● **Exercise brief**: Your task is to quote, unchanged, only the lines from the one with "The picture is" through the one with "const plotW = 3135 - gridLeft - gridRight;", both ends included.

● **Entries with chart source code**:
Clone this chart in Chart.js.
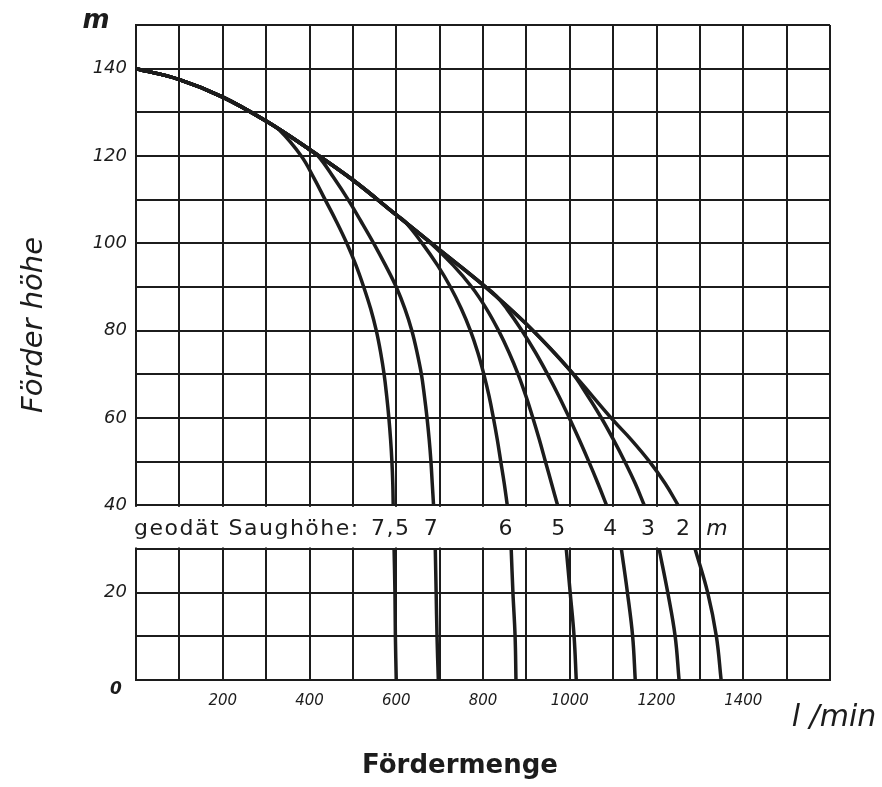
<!DOCTYPE html>
<html lang="de">
<head>
<meta charset="UTF-8">
<title>Förderhöhe / Fördermenge</title>
<script src="https://cdn.jsdelivr.net/npm/chart.js@4"></script>
<style>
  html, body { margin: 0; padding: 0; background: #fff; }
  #wrap { width: 882px; height: 787px; }
</style>
</head>
<body>
<div id="wrap"><canvas id="pump" width="882" height="787"></canvas></div>
<script>
// Saughöhen (m), eine Kennlinie je Wert
const suctionHeads = ['7,5', '7', '6', '5', '4', '3', '2'];

// gemeinsamer oberer Ast [l/min, m]
const envelope = [[0,140],[100,137.5],[200,133.5],[300,128],[400,121.5],[500,114.5],[600,106.5],[700,98.5],[800,90.5],[900,81.5],[1000,71],[1100,59.5]];

// abzweigende Äste bis 40 m herunter
const branch75 = [[330,126],[381,120],[410,115],[436,110],[462,105],[486,100],[507,95],[525,90],[541,85],[554,80],[564,75],[572,70],[578,65],[583,60],[587,55],[590,50],[592,45],[593,40]];
const branch7  = [[420,120],[456,115],[489,110],[519,105],[548,100],[575,95],[600,90],[620,85],[636,80],[648,75],[658,70],[665,65],[671,60],[676,55],[680,50],[683,45],[686,40]];
const branch6  = [[620,105],[660,100],[695,95],[725,90],[750,85],[771,80],[788,75],[802,70],[814,65],[824,60],[833,55],[841,50],[849,45],[856,40]];
const branch5  = [[680,100],[731,95],[774,90],[808,85],[836,80],[860,75],[881,70],[899,65],[915,60],[930,55],[944,50],[958,45],[972,40]];
const branch4  = [[830,88],[855,85],[890,80],[921,75],[949,70],[975,65],[999,60],[1022,55],[1044,50],[1065,45],[1085,40]];
const branch3  = [[1000,71],[1042,65],[1073,60],[1101,55],[1127,50],[1151,45],[1172,40]];
const branch2  = [[1142,55],[1184,50],[1220,45],[1250,40]];

// unterer Teil unter dem Beschriftungsstreifen
const lowerHeads = [30, 20, 10, 0];
const lower75 = [595, 597, 598, 600];
const lower7  = [690, 692, 694, 697];
const lower6  = [865, 869, 874, 876];
const lower5  = [992, 1001, 1010, 1015];
const lower4  = [1119, 1133, 1145, 1151];
const lower3  = [1206, 1226, 1243, 1252];
const lower2  = [1289, 1318, 1338, 1349];

const branches = [branch75, branch7, branch6, branch5, branch4, branch3, branch2];
const lowers = [lower75, lower7, lower6, lower5, lower4, lower3, lower2];

const INK = '#1c1c1c';
const FONT = 'DejaVu Sans';

function upperPoints(branch) {
  const start = branch[0][0];
  return envelope.filter(p => p[0] < start).concat(branch).map(p => ({ x: p[0], y: p[1] }));
}
function lowerPoints(qs) {
  return qs.map((q, i) => ({ x: q, y: lowerHeads[i] }));
}

const datasets = [];
branches.forEach((b, i) => {
  const style = { borderColor: INK, borderWidth: 3.5, pointRadius: 0, showLine: true, fill: false, tension: 0.4 };
  datasets.push(Object.assign({ label: suctionHeads[i] + ' m', data: upperPoints(b) }, style));
  datasets.push(Object.assign({ label: suctionHeads[i] + ' m unten', data: lowerPoints(lowers[i]) }, style));
});

// Beschriftungsstreifen 30..40 m, Achsentexte
const annotate = {
  id: 'annotate',
  beforeDatasetsDraw(chart) {
    const { ctx, chartArea: a, scales: { x, y } } = chart;
    const y40 = y.getPixelForValue(40), y30 = y.getPixelForValue(30);
    const xr = x.getPixelForValue(1300);
    ctx.save();
    ctx.fillStyle = '#fff';
    ctx.fillRect(a.left - 3, y40 + 1.5, xr - 1.5 - (a.left - 3), y30 - y40 - 3);

    const base = y.getPixelForValue(35) + 8;
    ctx.fillStyle = INK;
    ctx.font = '22px "' + FONT + '"';
    ctx.letterSpacing = '1.5px';
    ctx.textAlign = 'left';
    ctx.fillText('geodät Saughöhe:', a.left - 2, base);
    ctx.textAlign = 'center';
    let last = 0;
    branches.forEach((b, i) => {
      const q = (b[b.length - 1][0] + lowers[i][0]) / 2;
      last = x.getPixelForValue(q) - 3;
      ctx.fillText(suctionHeads[i], last, base);
    });
    ctx.font = 'italic 22px "' + FONT + '"';
    ctx.fillText('m', last + 34, base);
    ctx.restore();
  },
  afterDraw(chart) {
    const { ctx, chartArea: a, scales: { x, y } } = chart;
    ctx.save();
    ctx.fillStyle = INK;
    ctx.textAlign = 'center';
    ctx.textBaseline = 'middle';
    // Einheit oben an der Hochachse
    ctx.font = 'italic bold 26px "' + FONT + '"';
    ctx.fillText('m', a.left - 40, y.getPixelForValue(150) - 4);
    // Nullpunkt
    ctx.font = 'italic bold 17px "' + FONT + '"';
    ctx.fillText('0', a.left - 20, y.getPixelForValue(0) + 10);
    // Einheit rechts
    ctx.font = 'italic 30px "' + FONT + '"';
    ctx.fillText('l /min', x.getPixelForValue(1600) + 4, a.bottom + 38);
    // Achsentitel
    ctx.font = 'bold 26px "' + FONT + '"';
    ctx.fillText('Fördermenge', 460, 766);
    ctx.translate(34, 325);
    ctx.rotate(-Math.PI / 2);
    ctx.font = 'italic 29px "' + FONT + '"';
    ctx.fillText('Förder höhe', 0, 0);
    ctx.restore();
  }
};

new Chart(document.getElementById('pump'), {
  type: 'scatter',
  data: { datasets },
  plugins: [annotate],
  options: {
    responsive: false,
    animation: false,
    layout: { padding: { left: 0, right: 52, top: 25, bottom: 0 } },
    plugins: { legend: { display: false }, tooltip: { enabled: false } },
    scales: {
      x: {
        type: 'linear', min: 0, max: 1600,
        afterFit: s => { s.height = 107; },
        grid: { color: INK, lineWidth: 2, drawTicks: false },
        border: { color: INK, width: 2 },
        ticks: {
          stepSize: 100, autoSkip: false, maxRotation: 0, padding: 12, color: INK,
          font: { family: FONT, style: 'italic', size: 15 },
          callback: v => (v % 200 === 0 && v > 0 && v < 1600) ? String(v) : ''
        }
      },
      y: {
        type: 'linear', min: 0, max: 150,
        afterFit: s => { s.width = 136; },
        grid: { color: INK, lineWidth: 2, drawTicks: false },
        border: { color: INK, width: 2 },
        ticks: {
          stepSize: 10, autoSkip: false, padding: 9, color: INK,
          font: { family: FONT, style: 'italic', size: 18 },
          callback: v => (v % 20 === 0 && v > 0 && v < 150) ? String(v) : ''
        }
      }
    }
  }
});
</script>
</body>
</html>
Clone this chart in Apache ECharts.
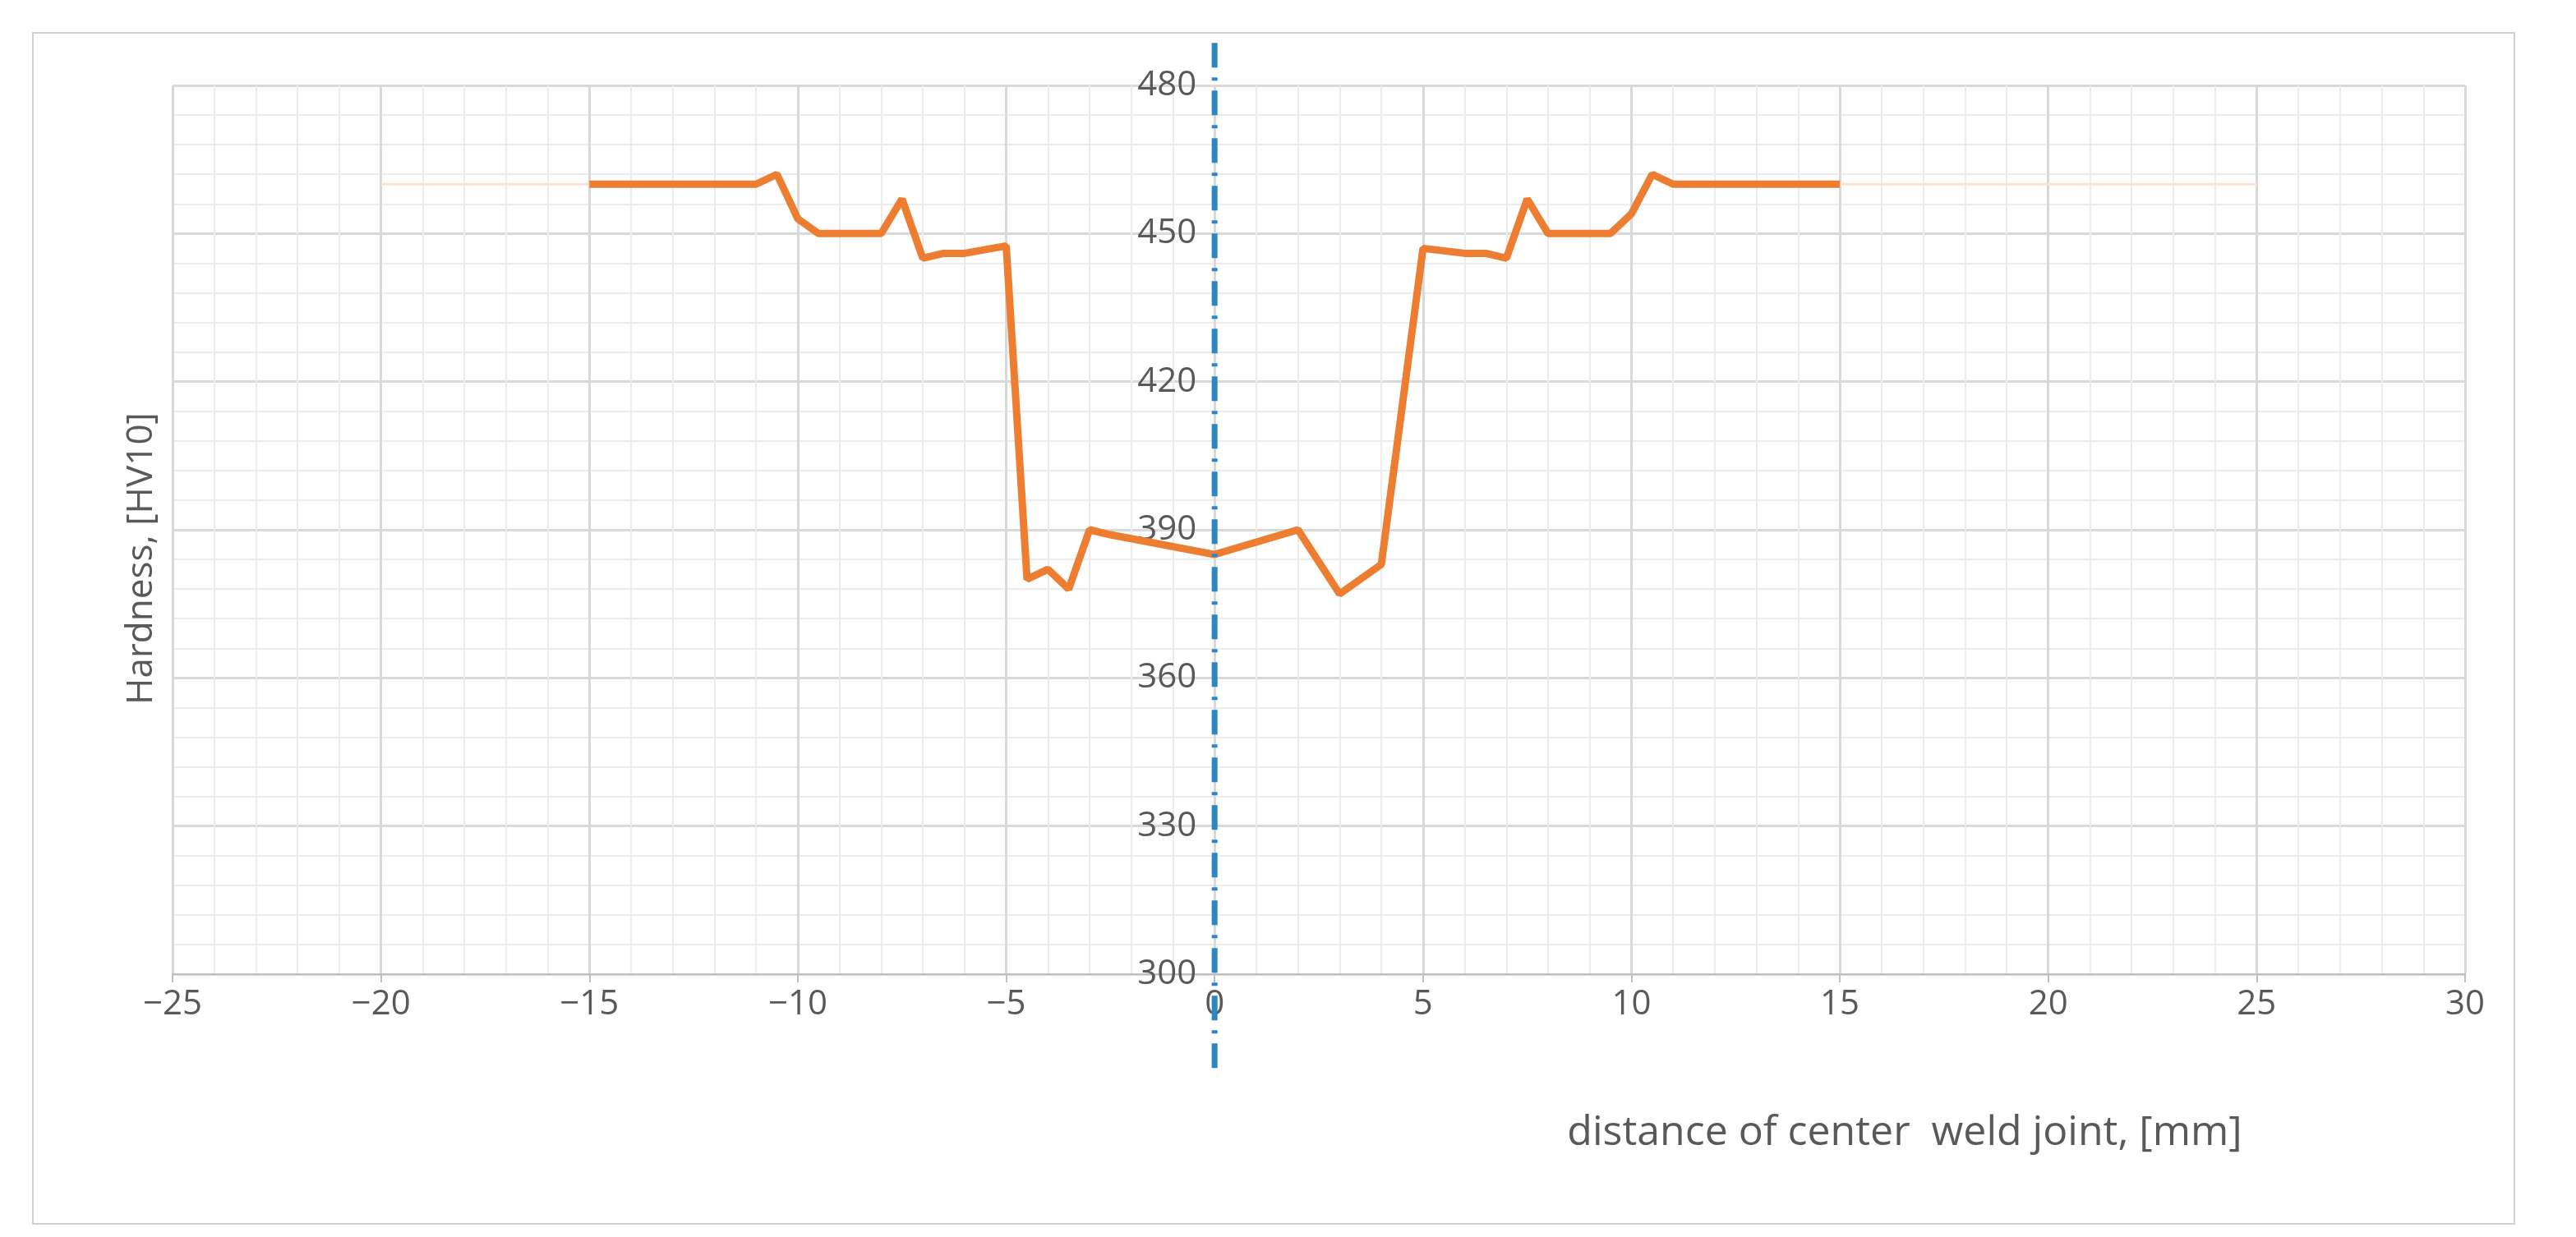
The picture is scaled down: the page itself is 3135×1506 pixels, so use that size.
<!DOCTYPE html>
<html>
<head>
<meta charset="utf-8">
<script src="https://cdn.jsdelivr.net/npm/echarts@6/dist/echarts.min.js"></script>
<style>html,body{margin:0;background:#fff}#c{width:3135px;height:1506px}</style>
</head>
<body>
<div id="c"></div>
<script>
// hardness profile across weld joint
const distance = [-15, -11, -10.5, -10, -9.5, -8, -7.5, -7, -6.5, -6, -5, -4.5, -4, -3.5, -3, -2.5, 0, 2, 3, 4, 5, 6, 6.5, 7, 7.5, 8, 9.5, 10, 10.5, 11, 15];
const hardness = [460, 460, 462, 453, 450, 450, 457, 445, 446, 446, 447.5, 380, 382, 378, 390, 389, 385, 390, 377, 383, 447, 446, 446, 445, 457, 450, 450, 454, 462, 460, 460];
const baseLeft = [[-20, 460], [-15, 460]];
const baseRight = [[15, 460], [25, 460]];
const centerLine = [[0, 281], [0, 490]];

const xMin = -25, xMax = 30;
const gridLeft = 210, gridRight = 135;
const plotW = 3135 - gridLeft - gridRight;

const chart = echarts.init(document.getElementById('c'));
const lbl = { color: '#595959', fontSize: 42, fontFamily: '"Liberation Sans Narrow", "Open Sans"' };
chart.setOption({
    backgroundColor: '#fff',
    animation: false,
    grid: { left: gridLeft, right: gridRight, top: 104, bottom: 320 },
    xAxis: {
        type: 'value', min: xMin, max: xMax, interval: 5,
        axisLine: { show: true, lineStyle: { color: '#bfbfbf', width: 2 } },
        axisTick: { show: true, length: 10, lineStyle: { color: '#bfbfbf', width: 2 } },
        axisLabel: Object.assign({ margin: 16, formatter: v => v < 0 ? '\u2212' + (-v) : '' + v }, lbl),
        splitLine: { show: true, lineStyle: { color: '#d9d9d9', width: 3 } },
        minorTick: { show: true, splitNumber: 5, length: 0 },
        minorSplitLine: { show: true, lineStyle: { color: '#ececec', width: 2 } }
    },
    yAxis: {
        type: 'value', min: 300, max: 480, interval: 30,
        // move the axis labels to x = 0
        offset: -plotW * (0 - xMin) / (xMax - xMin),
        axisLine: { show: false },
        axisTick: { show: false },
        axisLabel: Object.assign({ margin: 22 }, lbl),
        splitLine: { show: true, lineStyle: { color: '#d9d9d9', width: 3 } },
        minorTick: { show: true, splitNumber: 5, length: 0 },
        minorSplitLine: { show: true, lineStyle: { color: '#ececec', width: 2 } }
    },
    graphic: [
        { type: 'rect', shape: { x: 40, y: 40, width: 3020, height: 1450 }, style: { fill: 'none', stroke: '#d0d0d0', lineWidth: 2 } },
        { type: 'text', x: 172, y: 680, rotation: Math.PI / 2, style: { text: 'Hardness, [HV10]', fill: '#595959', font: '44px "Liberation Sans Narrow", "Open Sans"', align: 'center', verticalAlign: 'middle' } },
        { type: 'text', x: 2318, y: 1380, style: { text: 'distance of center  weld joint, [mm]', fill: '#595959', font: '50px "Liberation Sans Narrow", "Open Sans"', align: 'center', verticalAlign: 'middle' } }
    ],
    series: [
        { type: 'line', data: baseLeft, symbol: 'none', lineStyle: { color: '#fbe3d3', width: 3 } },
        { type: 'line', data: baseRight, symbol: 'none', lineStyle: { color: '#fbe3d3', width: 3 } },
        { type: 'line', data: distance.map((d, i) => [d, hardness[i]]), symbol: 'none', lineStyle: { color: '#ED7D31', width: 9 } },
        { type: 'line', data: centerLine, symbol: 'none', clip: false, lineStyle: { color: '#2E86C1', width: 7, type: [30, 12, 4, 12] }, z: 5 }
    ]
});
</script>
</body>
</html>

● **Written solution**:
The picture is scaled down: the page itself is 3135×1506 pixels, so use that size.
<!DOCTYPE html>
<html>
<head>
<meta charset="utf-8">
<script src="https://cdn.jsdelivr.net/npm/echarts@6/dist/echarts.min.js"></script>
<style>html,body{margin:0;background:#fff}#c{width:3135px;height:1506px}</style>
</head>
<body>
<div id="c"></div>
<script>
// hardness profile across weld joint
const distance = [-15, -11, -10.5, -10, -9.5, -8, -7.5, -7, -6.5, -6, -5, -4.5, -4, -3.5, -3, -2.5, 0, 2, 3, 4, 5, 6, 6.5, 7, 7.5, 8, 9.5, 10, 10.5, 11, 15];
const hardness = [460, 460, 462, 453, 450, 450, 457, 445, 446, 446, 447.5, 380, 382, 378, 390, 389, 385, 390, 377, 383, 447, 446, 446, 445, 457, 450, 450, 454, 462, 460, 460];
const baseLeft = [[-20, 460], [-15, 460]];
const baseRight = [[15, 460], [25, 460]];
const centerLine = [[0, 281], [0, 490]];

const xMin = -25, xMax = 30;
const gridLeft = 210, gridRight = 135;
const plotW = 3135 - gridLeft - gridRight;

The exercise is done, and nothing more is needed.